§ YOUR OBJECTIVE:
Take the lines from the top down to and including the one with "7, 8, 9, 10];" and repeat them exactly. Omit images.
________
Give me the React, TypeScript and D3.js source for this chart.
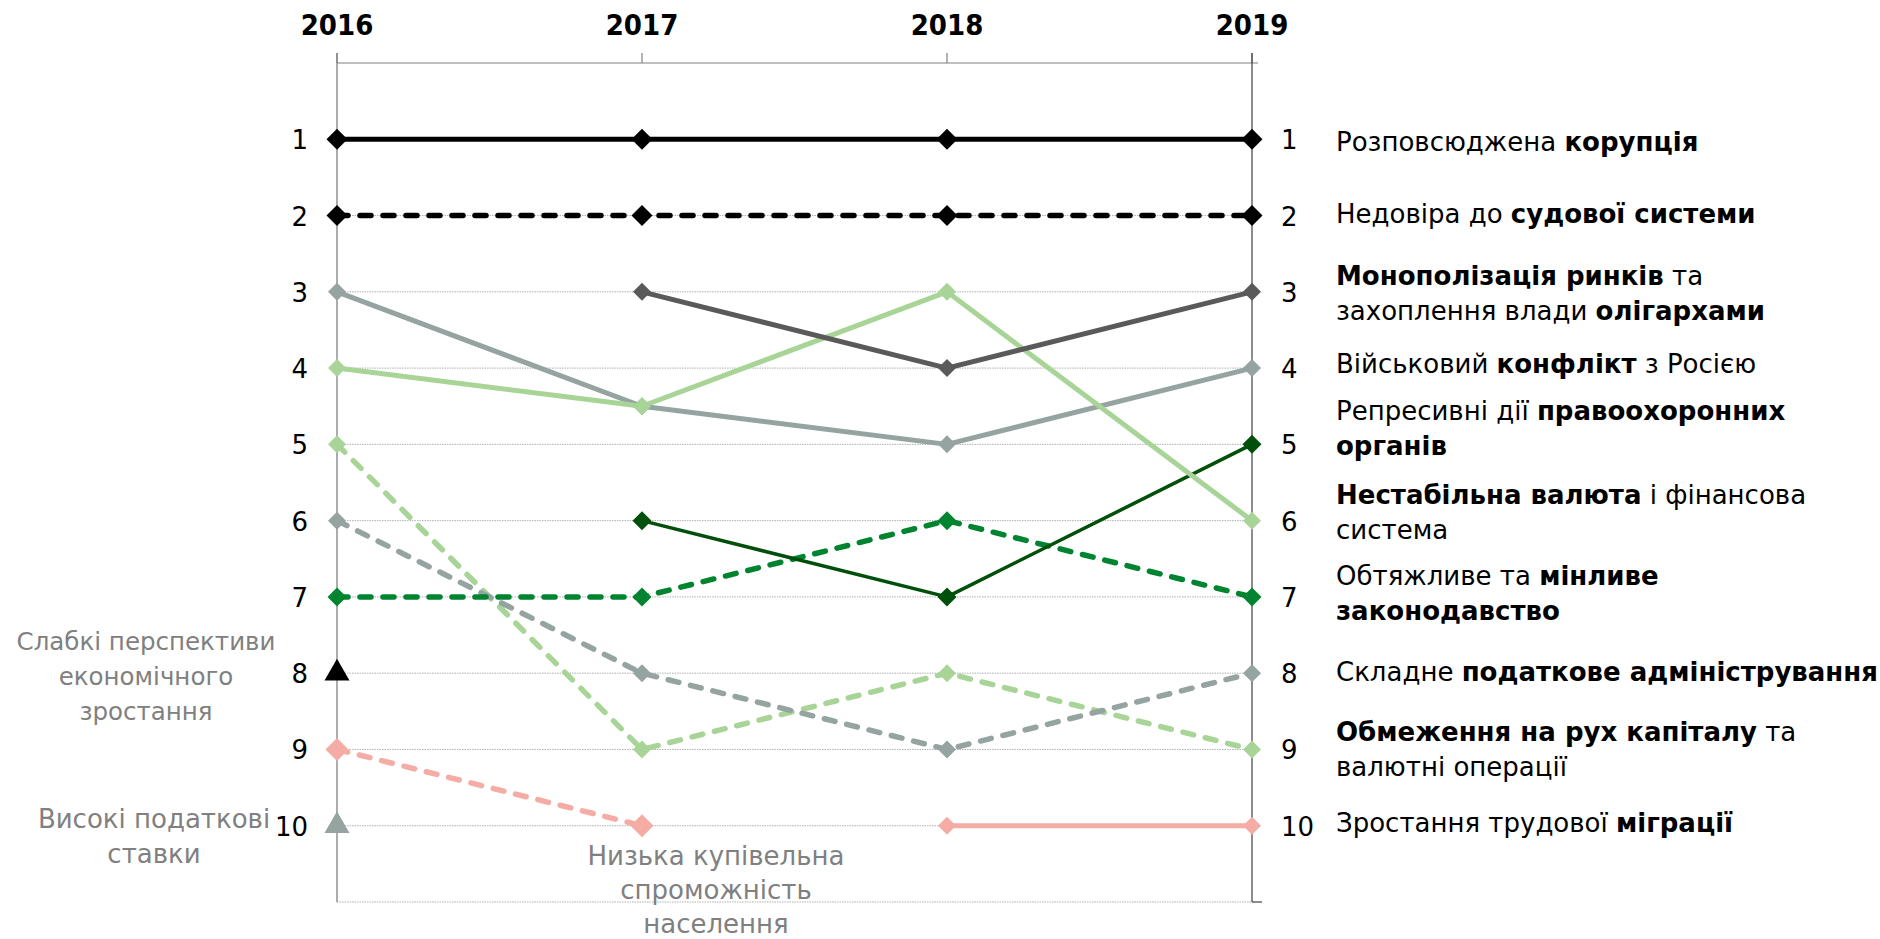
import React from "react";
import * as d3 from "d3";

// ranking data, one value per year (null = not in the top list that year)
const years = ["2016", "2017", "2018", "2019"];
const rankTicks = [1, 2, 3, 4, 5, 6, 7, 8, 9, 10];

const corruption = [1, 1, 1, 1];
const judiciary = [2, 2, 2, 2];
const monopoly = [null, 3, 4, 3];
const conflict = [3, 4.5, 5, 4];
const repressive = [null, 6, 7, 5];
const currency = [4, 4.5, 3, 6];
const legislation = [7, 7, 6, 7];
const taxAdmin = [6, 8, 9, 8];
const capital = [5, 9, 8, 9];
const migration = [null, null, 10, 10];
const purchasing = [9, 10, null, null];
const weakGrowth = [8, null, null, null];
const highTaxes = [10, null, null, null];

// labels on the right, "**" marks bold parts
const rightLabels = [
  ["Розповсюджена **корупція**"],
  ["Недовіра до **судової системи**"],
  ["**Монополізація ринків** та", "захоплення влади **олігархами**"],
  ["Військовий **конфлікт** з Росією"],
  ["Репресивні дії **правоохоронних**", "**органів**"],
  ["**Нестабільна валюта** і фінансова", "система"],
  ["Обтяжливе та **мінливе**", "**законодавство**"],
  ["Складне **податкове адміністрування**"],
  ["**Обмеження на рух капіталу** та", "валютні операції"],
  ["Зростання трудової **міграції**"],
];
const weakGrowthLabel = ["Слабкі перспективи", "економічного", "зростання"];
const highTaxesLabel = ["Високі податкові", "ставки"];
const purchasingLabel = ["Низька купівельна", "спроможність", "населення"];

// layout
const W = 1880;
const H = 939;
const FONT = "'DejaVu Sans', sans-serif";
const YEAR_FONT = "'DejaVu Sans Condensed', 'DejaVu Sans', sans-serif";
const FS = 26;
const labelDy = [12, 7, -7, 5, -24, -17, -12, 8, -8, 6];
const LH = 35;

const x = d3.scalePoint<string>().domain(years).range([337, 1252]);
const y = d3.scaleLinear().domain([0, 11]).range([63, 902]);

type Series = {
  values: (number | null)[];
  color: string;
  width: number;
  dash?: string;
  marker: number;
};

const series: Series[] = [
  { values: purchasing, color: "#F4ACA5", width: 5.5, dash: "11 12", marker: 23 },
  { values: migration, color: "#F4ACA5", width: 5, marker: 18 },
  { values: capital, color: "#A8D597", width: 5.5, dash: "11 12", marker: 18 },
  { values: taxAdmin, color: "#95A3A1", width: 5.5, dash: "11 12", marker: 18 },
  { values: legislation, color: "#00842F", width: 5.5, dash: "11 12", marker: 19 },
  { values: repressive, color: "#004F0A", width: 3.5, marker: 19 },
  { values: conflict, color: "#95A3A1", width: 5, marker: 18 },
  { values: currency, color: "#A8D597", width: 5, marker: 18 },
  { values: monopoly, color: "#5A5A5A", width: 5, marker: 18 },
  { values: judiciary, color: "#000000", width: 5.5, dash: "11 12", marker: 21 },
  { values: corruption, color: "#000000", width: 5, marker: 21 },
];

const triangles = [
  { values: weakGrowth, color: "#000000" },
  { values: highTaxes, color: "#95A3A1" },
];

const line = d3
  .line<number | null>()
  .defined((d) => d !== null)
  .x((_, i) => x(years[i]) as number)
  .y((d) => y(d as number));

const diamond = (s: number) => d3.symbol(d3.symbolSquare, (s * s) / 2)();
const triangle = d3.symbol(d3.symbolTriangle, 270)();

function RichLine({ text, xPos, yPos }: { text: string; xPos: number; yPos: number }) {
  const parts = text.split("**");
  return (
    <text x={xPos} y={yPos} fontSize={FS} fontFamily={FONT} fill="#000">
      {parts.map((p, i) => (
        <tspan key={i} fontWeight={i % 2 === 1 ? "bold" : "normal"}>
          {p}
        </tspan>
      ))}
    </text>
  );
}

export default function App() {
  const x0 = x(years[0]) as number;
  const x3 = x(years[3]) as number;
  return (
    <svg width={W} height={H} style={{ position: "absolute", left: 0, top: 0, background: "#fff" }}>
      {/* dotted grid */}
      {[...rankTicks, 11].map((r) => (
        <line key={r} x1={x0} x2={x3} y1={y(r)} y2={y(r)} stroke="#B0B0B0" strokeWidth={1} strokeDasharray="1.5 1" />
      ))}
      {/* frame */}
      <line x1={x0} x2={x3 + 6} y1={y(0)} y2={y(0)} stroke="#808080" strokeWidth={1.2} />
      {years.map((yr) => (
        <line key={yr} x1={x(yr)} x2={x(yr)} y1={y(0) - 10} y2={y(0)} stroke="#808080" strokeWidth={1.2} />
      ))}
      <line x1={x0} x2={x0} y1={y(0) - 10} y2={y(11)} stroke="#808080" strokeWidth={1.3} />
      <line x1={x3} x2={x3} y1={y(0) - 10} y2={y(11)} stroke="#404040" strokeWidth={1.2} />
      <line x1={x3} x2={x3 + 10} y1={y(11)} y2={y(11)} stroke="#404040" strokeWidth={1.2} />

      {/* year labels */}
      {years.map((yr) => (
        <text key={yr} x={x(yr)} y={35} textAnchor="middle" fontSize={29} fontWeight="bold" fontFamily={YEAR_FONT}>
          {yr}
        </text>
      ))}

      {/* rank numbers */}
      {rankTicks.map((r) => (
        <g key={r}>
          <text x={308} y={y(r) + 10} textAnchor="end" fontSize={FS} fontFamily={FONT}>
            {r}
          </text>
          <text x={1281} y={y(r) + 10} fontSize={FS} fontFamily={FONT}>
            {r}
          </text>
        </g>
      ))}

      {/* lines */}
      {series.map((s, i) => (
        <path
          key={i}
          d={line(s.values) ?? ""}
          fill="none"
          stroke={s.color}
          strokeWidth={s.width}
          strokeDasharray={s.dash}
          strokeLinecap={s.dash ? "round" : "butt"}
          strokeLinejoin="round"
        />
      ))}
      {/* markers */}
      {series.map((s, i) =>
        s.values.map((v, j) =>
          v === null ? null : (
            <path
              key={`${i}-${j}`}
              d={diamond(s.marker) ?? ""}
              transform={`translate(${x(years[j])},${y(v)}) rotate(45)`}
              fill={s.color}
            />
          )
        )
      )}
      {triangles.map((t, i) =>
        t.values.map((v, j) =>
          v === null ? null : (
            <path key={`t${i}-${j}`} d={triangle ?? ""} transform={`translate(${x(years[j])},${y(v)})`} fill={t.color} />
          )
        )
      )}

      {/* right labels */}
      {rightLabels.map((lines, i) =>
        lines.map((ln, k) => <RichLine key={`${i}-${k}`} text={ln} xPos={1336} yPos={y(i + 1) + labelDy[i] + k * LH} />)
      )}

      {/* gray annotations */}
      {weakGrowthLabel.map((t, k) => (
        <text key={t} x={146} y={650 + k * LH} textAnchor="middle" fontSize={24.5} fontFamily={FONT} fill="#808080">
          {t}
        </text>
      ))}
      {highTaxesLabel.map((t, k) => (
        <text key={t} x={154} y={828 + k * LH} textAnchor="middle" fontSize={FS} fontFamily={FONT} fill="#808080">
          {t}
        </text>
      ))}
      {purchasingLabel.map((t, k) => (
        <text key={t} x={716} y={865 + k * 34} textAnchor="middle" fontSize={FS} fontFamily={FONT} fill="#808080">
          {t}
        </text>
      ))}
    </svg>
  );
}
________
§ OUTPUT:
Give me the React, TypeScript and D3.js source for this chart.
import React from "react";
import * as d3 from "d3";

// ranking data, one value per year (null = not in the top list that year)
const years = ["2016", "2017", "2018", "2019"];
const rankTicks = [1, 2, 3, 4, 5, 6, 7, 8, 9, 10];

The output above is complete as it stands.